Tuesday, March 25, 2008

GPS Built-in maps


Every GPS receiver has an information page that shows waypoints and tracks. The page is a simple map that plots travel and locations. It doesn’t show roads, geographic features, or man-made structures. Some GPS receivers have maps that show roads, rivers, cities, and other features on their screens. You can zoom in and out to show different levels of detail. The two types of map receivers are
  • Basemap: These GPS units have a basemap loaded into read-only memory that contains roads, highways, water bodies, cities, airports, railroads, and interstate exits. Basemap GPS receivers aren’t expandable, and you can’t load more detailed maps to the unit to supplement the existing basemap.
  • Uploadable map: More detailed maps can be added to this type of unit (in either internal memory or an external memory card). You can install road maps, topographic maps, and nautical charts. Many of these maps also have built-in databases, so your GPS receiver can display restaurants, gas stations, or attractions near a certain location.

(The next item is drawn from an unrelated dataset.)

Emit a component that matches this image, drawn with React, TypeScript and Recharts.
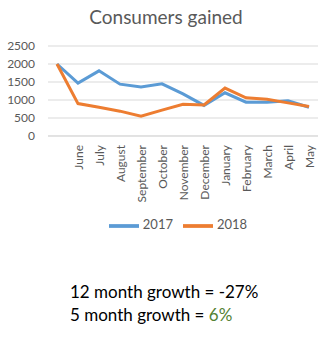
import React from "react";
import { LineChart, Line, XAxis, YAxis, CartesianGrid, Legend } from "recharts";

const months = ["", "June", "July", "August", "September", "October", "November", "December", "January", "February", "March", "April", "May"];
const gained2017 = [2000, 1470, 1810, 1440, 1360, 1450, 1170, 850, 1200, 940, 940, 980, 800];
const gained2018 = [2000, 900, 800, 690, 550, 720, 880, 860, 1330, 1060, 1020, 920, 820];
const yTicks = [0, 500, 1000, 1500, 2000, 2500];

const FONT = "Lato, 'Open Sans', sans-serif";
const GREY = "#595959";

const MonthTick = (props: any) => {
  const { x, y, payload } = props;
  return (
    <text
      x={x}
      y={y}
      transform={`rotate(-90, ${x}, ${y})`}
      textAnchor="end"
      dominantBaseline="central"
      fill={GREY}
      fontSize={12}
      fontFamily={FONT}
    >
      {payload.value}
    </text>
  );
};

export default function App() {
  const data = months.map((m, i) => ({ month: m, y2017: gained2017[i], y2018: gained2018[i] }));

  return (
    <div style={{ position: "absolute", left: 0, top: 0, width: 332, height: 341, background: "#fff", fontFamily: FONT }}>
      <div style={{ position: "absolute", top: 5, left: 0, width: 332, textAlign: "center", fontSize: 19, color: GREY }}>
        Consumers gained
      </div>
      <div style={{ position: "absolute", top: 0, left: 0 }}>
        <LineChart width={332} height={250} data={data} margin={{ top: 46, right: 14, bottom: 36, left: 0 }}>
          <CartesianGrid vertical={false} stroke="#d9d9d9" />
          <XAxis
            dataKey="month"
            interval={0}
            padding={{ left: 9, right: 9 }}
            axisLine={{ stroke: "#d9d9d9" }}
            tickLine={false}
            tickSize={0}
            tickMargin={9}
            height={78}
            tick={<MonthTick />}
          />
          <YAxis
            domain={[0, 2500]}
            ticks={yTicks}
            interval={0}
            width={48}
            axisLine={false}
            tickLine={false}
            tickSize={0}
            tickMargin={13}
            tick={{ fill: GREY, fontSize: 12, fontFamily: FONT }}
          />
          <Legend
            layout="horizontal"
            verticalAlign="middle"
            align="center"
            iconType="plainline"
            iconSize={30}
            wrapperStyle={{ top: 211, left: 24, fontSize: 13, fontFamily: FONT }}
            formatter={(v: string) => <span style={{ color: GREY }}>{v}</span>}
          />
          <Line name="2017" dataKey="y2017" stroke="#5B9BD5" strokeWidth={3} dot={false} isAnimationActive={false} />
          <Line name="2018" dataKey="y2018" stroke="#ED7D31" strokeWidth={3} dot={false} isAnimationActive={false} />
        </LineChart>
      </div>
      <div style={{ position: "absolute", left: 70, top: 280, fontSize: 17, lineHeight: "23px", color: "#000" }}>
        <div>12 month growth = -27%</div>
        <div>
          5 month growth = <span style={{ color: "#548235" }}>6%</span>
        </div>
      </div>
    </div>
  );
}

GPS receivers that display maps use proprietary map data from the manufacturer. That means you can’t load another manufacturer’s or software company’s maps into a GPS receiver. However, clever hackers reverse-engineered Garmin’s map format. Programs on the Internet can create and upload your own maps to Garmin GPS receivers; GPSmapper is popular.
A handheld GPS receiver’s screen is only several inches across. The limitations of such a small display certainly don’t make the devices replacements for traditional paper maps.